Regain du sang d'Emmanuel Damon est un recueil de poésie composé de neuf ensembles. Des proses de forme classique alternent avec des poèmes allant de cinq vers à trois pages, d'une facture plus contemporaine.
Le titre générique est extrait du premier ensemble Avant boire. Il sécrète de subtiles résonances entre ombres et lumières ("L'obscur de la chambre n'oublie rien du ciel") avec le regain du monde où [on s'enchante d'une éclaircie].
Ce recueil est empreint tout du long d'une mystique inaugurale "d'avant naître", revisitée sur les chemins de la soif et de la faim. Les éléments premiers qui constituent le monde, sans cesse à l'épreuve de la langue peu sûre, fécondent le regain de l'être en son désir de gaieté puis de joie. Il s'agit d'une quête exigeante où intériorité et extériorité travaillent voire fatiguent les failles de l'écriture. "Nous avons perdu le sens de nos phrases", écrit Emmanuel Damon dès son premier texte. Plus loin, [notre langue immobile éteint les mots dans nos gorges]. "Esseulée" ou non, traversée de lassitudes ontologiques, elle n'en fait pas moins mouvement vers les paysages dans tous ses états, ceux d'ici ou de l'autre côté des mers, à l'ombre de "bois-mourir".
Les clameurs minérales du sable et de l'argile, du charbon et du granit, tour à tour fragiles et puissantes, disent avec la "clameur végétale" de l'orge ou du peuplier la patience venue de l'impatience, la tentation de l'ascétisme après la prodigalité.
L'écriture d'Emmanuel Damon, en ses longs déplis comme en ses pointes sèches, fait parfois écho au symbolisme élémentaire de Saint-John Perse, avec des accents oratoires.
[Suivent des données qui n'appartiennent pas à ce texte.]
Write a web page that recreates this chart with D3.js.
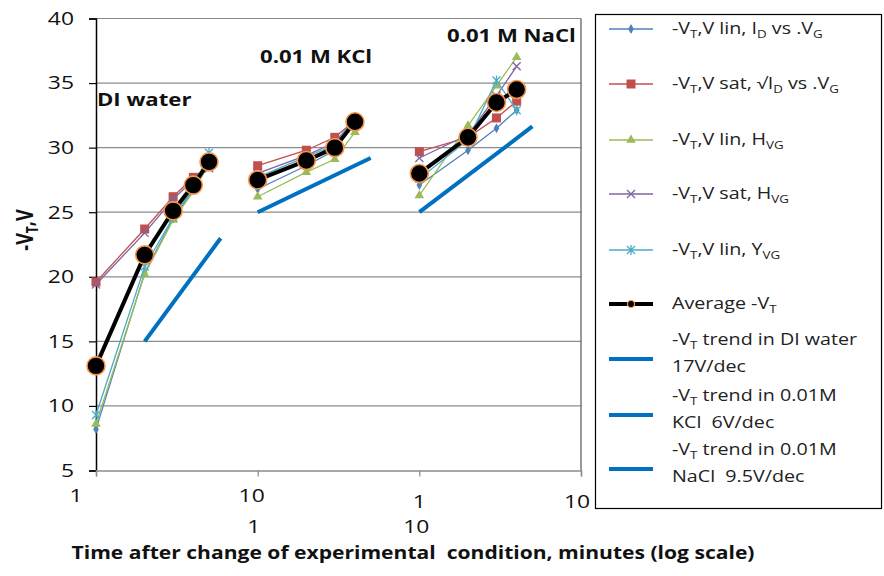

Quelles prières seront finalement exaucées dans le tumulte des saisons ? Les mots en garderont-ils seulement le moindre souvenir ?
Extraits :
Non pas l'orage
Mais ce feulement dans l'air
Qui tinte et sonne sur les tuiles
Rien qu'on ignore quand le ciel prend souffle
Et d'un coup dont l'écho dans les sapins s'embrase
N'est plus que pluie cette eau chantée
Qui porte joie au sol amer aux ronces
A la route plus sombre
Aux flaques sevrées de boire
Le merle la mésange dans le bois de lauriers
Où denses les feuilles sont un toit de passage
Rendent grâce au ciel brisé vivant soudain
De n'être plus acier éblouissement
Poussière
*
Quand la faim brûle
Sans autre charbon que le feu ce sang tari
On ne sait où commence le silence de quel bois
Est cette étreinte qui saisit les os et nous tient
Sans vêtement sans armes sous le linteau de chêne pur
Tandis que l'horizon s'accroît
*
Eparpille la tempête, glane le fer au-dedans et la soie des livres, et la soie du ventre pour parler bas aux saisons : ta patience sera merveilleuse. Ailleurs les mots tarissent, la mer est immobile, le vent ne tinte que de paroles anciennes. On laissera le garde-manger ouvert, fenêtre de pain chaud pour le jour qui tarde à donner sa mesure.
Regain du sang d'Emmanuel Damon est publié aux éditions Al Manar avec des gravures signées Hubert Damon. Son prix de 19 € est justifié par la belle qualité de l'ouvrage.